Someone would have to preheat the boiler with a pilot light so it can vaporize the water. Some cars took 10-25 minutes to be able to heat up to be driven. Others could take 30-45 minutes to heat up.

“Driving it is pretty easy,” Kirkpatrick said. “Operating the steam plant and driving at the same time, you are doing both. You are busy and can’t day dream much. You have to know a lot to run these. There are a million ways for you to goof things up.”

Manufacturers got gasoline cars to the point where the average person could operate them easily.

“The average Joe had trouble with these,” Kirkpatrick said of the steam cars.

He believes the technology is going in a different direction and doesn’t think steam can be adapted for modern use.

“You might do it but it would take a lot of effort,” he said.

The focus is now on electric cars.

“I just don’t think there would be any advantage,’ Kirkpatrick said. “The opportunity has passed by.”

Mark Turner of Detroit, the owner of a 10 hp 1923 Stanley Model 63, said the owners of the steam cars bring them to an area by trailer.

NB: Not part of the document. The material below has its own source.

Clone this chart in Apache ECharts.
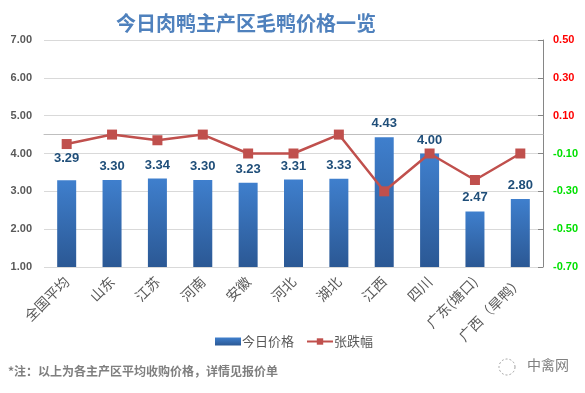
<!DOCTYPE html>
<html><head><meta charset="utf-8">
<script src="https://cdn.jsdelivr.net/npm/echarts@6/dist/echarts.min.js"></script>
<style>html,body{margin:0;padding:0;background:#fff}#c{width:585px;height:393px}</style>
</head><body><div id="c"></div>
<script>
const categories = ['全国平均','山东','江苏','河南','安徽','河北','湖北','江西','四川','广东(塘口)','广西（旱鸭）'];
const prices = [3.29,3.30,3.34,3.30,3.23,3.31,3.33,4.43,4.00,2.47,2.80];
const changes = [-0.05,0.00,-0.03,0.00,-0.10,-0.10,0.00,-0.30,-0.10,-0.24,-0.10];
const leftTicks = {min:1, max:7, interval:1};
const rightTicks = {min:-0.7, max:0.5, interval:0.2};

const chart = echarts.init(document.getElementById('c'));
const font = '"Microsoft YaHei","Noto Sans CJK SC",sans-serif';
const barData = prices.map((v,i)=> i===0 ? {value:v, label:{distance:15}} : v);
chart.setOption({
  animation:false,
  textStyle:{fontFamily:font},
  title:{text:'今日肉鸭主产区毛鸭价格一览', left:241, top:8, textAlign:'center',
    textStyle:{fontSize:20, fontWeight:'bold', color:'#4f81bd', fontFamily:font}},
  grid:{left:44, right:42, top:40, bottom:126},
  legend:{top:330, left:210, itemGap:12, itemWidth:26, itemHeight:8,
    textStyle:{fontSize:13, color:'#595959', fontFamily:font, padding:[0,0,0,-4]},
    data:[{name:'今日价格', icon:'rect'},{name:'张跌幅'}]},
  xAxis:{type:'category', data:categories,
    axisLine:{lineStyle:{color:'#bfbfbf'}}, axisTick:{show:false},
    axisLabel:{rotate:45, interval:0, fontSize:14, color:'#595959', margin:12, fontFamily:font}},
  yAxis:[
    {type:'value', min:leftTicks.min, max:leftTicks.max, interval:leftTicks.interval,
     axisLine:{show:false}, axisTick:{show:false},
     splitLine:{lineStyle:{color:'#d9d9d9'}},
     axisLabel:{formatter:v=>v.toFixed(2), fontSize:11, fontWeight:'bold', color:'#595959', margin:12, fontFamily:'Arial, "Liberation Sans", sans-serif'}},
    {type:'value', min:rightTicks.min, max:rightTicks.max, interval:rightTicks.interval,
     axisLine:{show:true, lineStyle:{color:'#868686'}},
     axisTick:{show:true, inside:true, length:5, lineStyle:{color:'#868686'}},
     splitLine:{show:false},
     axisLabel:{formatter:v=>(Math.round(v*100)/100).toFixed(2), fontSize:11, fontWeight:'bold', margin:10,
       fontFamily:'Arial, "Liberation Sans", sans-serif',
       color:v=> (parseFloat(v) > 0 ? '#ff0000' : '#00e000')}}
  ],
  series:[
    {name:'今日价格', type:'bar', data:barData, barWidth:19, yAxisIndex:0,
     itemStyle:{color:new echarts.graphic.LinearGradient(0,0,0,1,[{offset:0,color:'#3f7fcd'},{offset:1,color:'#2b5894'}])},
     label:{show:true, position:'top', distance:7, formatter:p=>p.value.toFixed(2),
       fontSize:13, fontWeight:'bold', color:'#1f4e79', fontFamily:'Arial, "Liberation Sans", sans-serif'}},
    {name:'张跌幅', type:'line', data:changes, yAxisIndex:1,
     symbol:'rect', symbolSize:10,
     lineStyle:{color:'#c0504d', width:2.5}, itemStyle:{color:'#c0504d'}}
  ],
  graphic:[
    {type:'text', left:8, top:365, style:{text:'*注：以上为各主产区平均收购价格，详情见报价单', fill:'#7f7f7f', font:'bold 12px '+font}},
    {type:'text', left:527, top:358, style:{text:'中禽网', fill:'#808080', font:'14px '+font}},
    {type:'circle', shape:{cx:507, cy:367, r:8}, style:{fill:'none', stroke:'#a0a0a0', lineWidth:1, lineDash:[2,2]}}
  ]
});
</script></body></html>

They then drive around from a central point, this time Marietta, during a visit.

“By the end of the week we will have put 600 miles on these cars,” he said. “That is a lot for these cars.”

Many of the cars on display were 10 hp-20 hp. Another car was a 30 hp car that could cruise at 65 mph. Turner’s car usually cruises around 35 mph.

He couldn’t go anywhere Tuesday because he had a flat tire and a steam leak he had to fix. There were two cars down with problems on Wednesday.

Turner’s car had a full backseat where others just had a rumble seat. Other models, made at a later date, had a condenser that recollected the steam to be condensed to water and used again, he said.

His car’s boiler was heated with a 50/50 mix of gasoline and diesel. Its mileage is10 miles to the gallon. The car carries 16 gallons of gasoline and 28 gallons of water.

“Every 25 miles we have to stop,” Turner said.

With advances in electronics, he didn’t think steam could be effectively revitalized today.

“Around 25 percent of the steam you make is lost,” Turner said. “Then you have a loss to convert it from fuel to steam. No, I don’t think so.”

The car tour will travel today to McConnelsville in Morgan County.